The ad tech market, which for a decade was going through a process of unbundling, has responded with a wave of mergers and acquisitions – such as this purchase of CTV ad leader Publica by Integral Ad Science – that allow key players to gather more data under one umbrella.

Legislation sets the tone
Meanwhile, industry-wide initiatives such as IAB Europe’s Transparency and Consent Framework, are essential in providing a foundation that offers the most comprehensive opportunity to support and comply with GDPR for the digital advertising industry.

Many premium publishers have embraced the first-party-focused future, including the likes of the Washington Post, which this year rolled out Zeus Prime, its self-service ad platform which allows ad buyers to reach users across all the sites using Zeus Performance.

But then most publishers do not have the technological resources of the Washington Post. However, once IDFA is released and advertising IDs are disabled, publishers without a reliable technology for managing fragmented demand, and the ability to deliver first party data, face critical monetisation issues. The major fault with many SSPs is that they simply resell poor quality traffic, but that is an incredibly short-sighted way to operate, meaning many publishers are facing a race to save their profits. Publishers who wish to not only survive but thrive in a new safety-first and privacy-focused world must examine the processes they have in place that allow both advertisers and audiences to feel safe, secure and respected.

Staying one step ahead
At Admixer we have implemented an anti-fraud tool in the form of prebid and postbid filters, in order to protect clients from compromised parties, apps, vendors and platforms, stopping fake traffic at the entrance to the ecosystem and giving us opportunity to detect fraudulent requests by checking against databases. We have also recognised the need for an internal solution that blocks abnormal inventory spikes in real time.

All of these processes not only ensure we are prepared for RTB 3.0, but are essential in upholding our commitment to the creation of a sustainable future for ad tech, and in driving an honest and open dialogue with our partners.

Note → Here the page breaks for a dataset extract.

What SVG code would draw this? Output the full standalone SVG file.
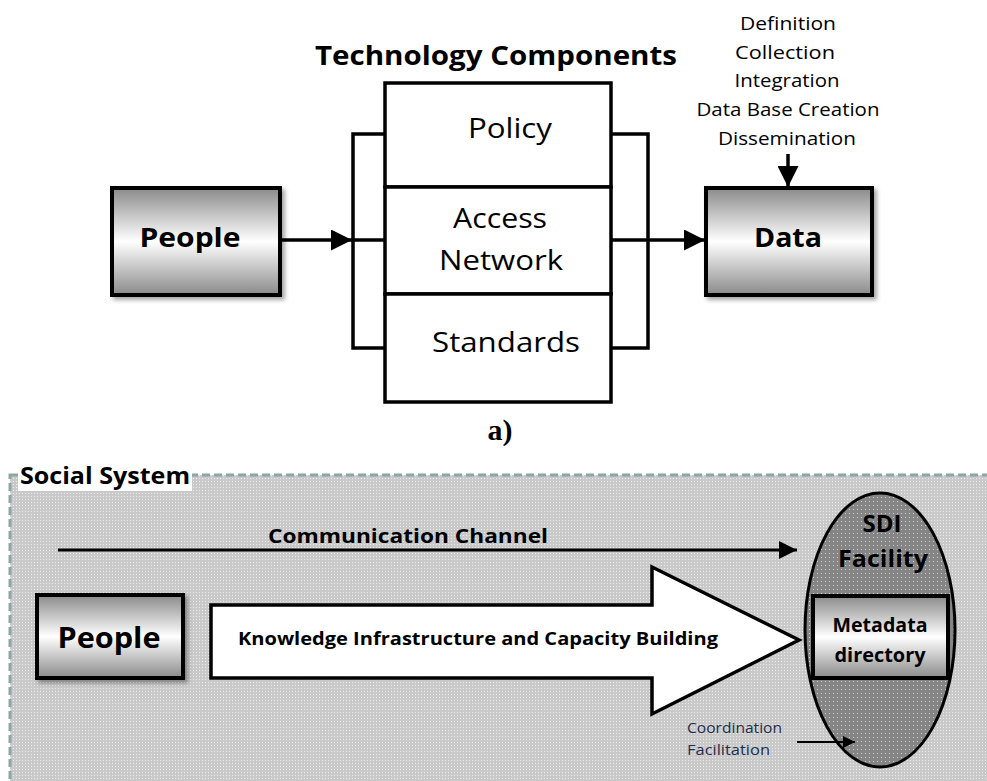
<svg xmlns="http://www.w3.org/2000/svg" width="987" height="781" viewBox="0 0 987 781">
<defs>
<linearGradient id="gBox" x1="0" y1="0" x2="0" y2="1">
<stop offset="0" stop-color="#8a8a8a"/>
<stop offset="0.5" stop-color="#ffffff"/>
<stop offset="1" stop-color="#8a8a8a"/>
</linearGradient>
<pattern id="pBg" width="3" height="3" patternUnits="userSpaceOnUse">
<rect width="3" height="3" fill="#c9c9c9"/>
<rect x="1" y="1" width="1" height="1" fill="#ececec"/>
</pattern>
<pattern id="pEl" width="4" height="4" patternUnits="userSpaceOnUse">
<rect width="4" height="4" fill="#858585"/>
<rect x="1" y="1" width="1" height="1" fill="#cfcfcf"/>
</pattern>
<filter id="sh" x="-10%" y="-10%" width="125%" height="130%">
<feDropShadow dx="3" dy="3" stdDeviation="2" flood-color="#000" flood-opacity="0.35"/>
</filter>
<marker id="ah" viewBox="0 0 10 10" refX="10" refY="5" markerWidth="6" markerHeight="6" orient="auto" markerUnits="strokeWidth">
<path d="M0,0 L10,5 L0,10 z" fill="#000"/>
</marker>
<marker id="ahs" viewBox="0 0 10 10" refX="10" refY="5" markerWidth="6" markerHeight="6" orient="auto" markerUnits="strokeWidth">
<path d="M0,0 L10,5 L0,10 z" fill="#000"/>
</marker>
</defs>
<style>
text{font-family:"Open Sans","Liberation Sans",sans-serif;fill:#000}
.b{font-weight:bold}
.box{fill:url(#gBox);stroke:#000;stroke-width:4}
.ln{stroke:#000;stroke-width:3.5;fill:none}
.cell{fill:#fff;stroke:#000;stroke-width:3.5}
</style>

<!-- Part a -->
<text x="496" y="65" class="b" font-size="27" text-anchor="middle" textLength="362" lengthAdjust="spacingAndGlyphs">Technology Components</text>

<g id="list" font-size="19" text-anchor="middle">
<text x="788" y="30" textLength="96" lengthAdjust="spacingAndGlyphs">Definition</text>
<text x="785" y="59" textLength="100" lengthAdjust="spacingAndGlyphs">Collection</text>
<text x="787" y="87" textLength="105" lengthAdjust="spacingAndGlyphs">Integration</text>
<text x="788" y="116" textLength="183" lengthAdjust="spacingAndGlyphs">Data Base Creation</text>
<text x="787" y="145" textLength="138" lengthAdjust="spacingAndGlyphs">Dissemination</text>
</g>

<g id="people-a">
<rect x="112" y="188" width="168" height="107" class="box" filter="url(#sh)"/>
<text x="190" y="247" class="b" font-size="27" text-anchor="middle" textLength="101" lengthAdjust="spacingAndGlyphs">People</text>
</g>

<g id="tech-stack">
<rect x="385" y="83" width="226" height="104" class="cell"/>
<rect x="385" y="187" width="226" height="107" class="cell"/>
<rect x="385" y="294" width="226" height="108" class="cell"/>
<text x="510" y="138" font-size="28" text-anchor="middle" textLength="84" lengthAdjust="spacingAndGlyphs">Policy</text>
<text x="500" y="228" font-size="28" text-anchor="middle" textLength="94" lengthAdjust="spacingAndGlyphs">Access</text>
<text x="501" y="270" font-size="28" text-anchor="middle" textLength="124" lengthAdjust="spacingAndGlyphs">Network</text>
<text x="506" y="352" font-size="28" text-anchor="middle" textLength="148" lengthAdjust="spacingAndGlyphs">Standards</text>
</g>

<g id="data">
<rect x="706" y="188" width="166" height="107" class="box" filter="url(#sh)"/>
<text x="788" y="247" class="b" font-size="27" text-anchor="middle" textLength="68" lengthAdjust="spacingAndGlyphs">Data</text>
</g>

<g id="connectors-a">
<path class="ln" d="M385,134 H353 V348 H385 M353,240 H385"/>
<path class="ln" d="M611,134 H648 V348 H611 M648,240 H611"/>
<line x1="280" y1="240" x2="352" y2="240" class="ln" marker-end="url(#ah)"/>
<line x1="648" y1="240" x2="705" y2="240" class="ln" marker-end="url(#ah)"/>
<line x1="788" y1="154" x2="788" y2="187" class="ln" marker-end="url(#ah)"/>
</g>

<text x="500" y="440" font-weight="bold" font-size="30" text-anchor="middle" style="font-family:'Liberation Serif',serif">a)</text>

<!-- Part b -->
<rect x="10" y="475" width="990" height="320" fill="url(#pBg)" stroke="#8ea5a5" stroke-width="3" stroke-dasharray="8,4"/>
<rect x="18" y="457" width="174" height="34" fill="#fff"/>
<text x="20" y="484" class="b" font-size="24" textLength="170" lengthAdjust="spacingAndGlyphs">Social System</text>

<g id="sdi">
<ellipse cx="880" cy="630" rx="75" ry="137" fill="url(#pEl)" stroke="#000" stroke-width="3"/>
<text x="882" y="532" class="b" font-size="24" text-anchor="middle">SDI</text>
<text x="883" y="567" class="b" font-size="24" text-anchor="middle" textLength="90" lengthAdjust="spacingAndGlyphs">Facility</text>
</g>

<g id="metadata">
<rect x="813" y="596" width="135" height="82" class="box" stroke-width="3.5"/>
<text x="880" y="632" class="b" font-size="19" text-anchor="middle" textLength="95" lengthAdjust="spacingAndGlyphs">Metadata</text>
<text x="880" y="662" class="b" font-size="19" text-anchor="middle" textLength="91" lengthAdjust="spacingAndGlyphs">directory</text>
</g>

<g id="people-b">
<rect x="37" y="595" width="146" height="83" class="box" filter="url(#sh)"/>
<text x="109" y="648" class="b" font-size="28" text-anchor="middle" textLength="103" lengthAdjust="spacingAndGlyphs">People</text>
</g>

<g id="kicb">
<path d="M211,605 H652 V567 L799,640 L652,714 V678 H211 Z" fill="#fff" stroke="#000" stroke-width="3.5"/>
<text x="238" y="645" class="b" font-size="17" textLength="480" lengthAdjust="spacingAndGlyphs">Knowledge  Infrastructure  and  Capacity  Building</text>
</g>

<g id="connectors-b">
<line x1="58" y1="550" x2="797" y2="550" stroke="#000" stroke-width="3" marker-end="url(#ahs)"/>
<line x1="797" y1="742" x2="855" y2="742" stroke="#000" stroke-width="2" marker-end="url(#ahs)"/>
</g>

<text x="408" y="543" class="b" font-size="20" text-anchor="middle" textLength="280" lengthAdjust="spacingAndGlyphs">Communication Channel</text>

<g font-size="15">
<text x="687" y="733" style="fill:#1f2d4f" textLength="95" lengthAdjust="spacingAndGlyphs">Coordination</text>
<text x="687" y="755" style="fill:#1f2d4f" textLength="83" lengthAdjust="spacingAndGlyphs">Facilitation</text>
</g>
</svg>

Ad tech has met a fork in the road, and has been guided by regulation, legislation and a genuine appetite for longer-term change onto a promising path. Now, it is down to all players in the digital advertising industry, whether a recently-merged business or a proudly independent, agnostic platform like ourselves, to continue to drive forward this open, honest agenda that promises to drive the best possible outcome for all parties.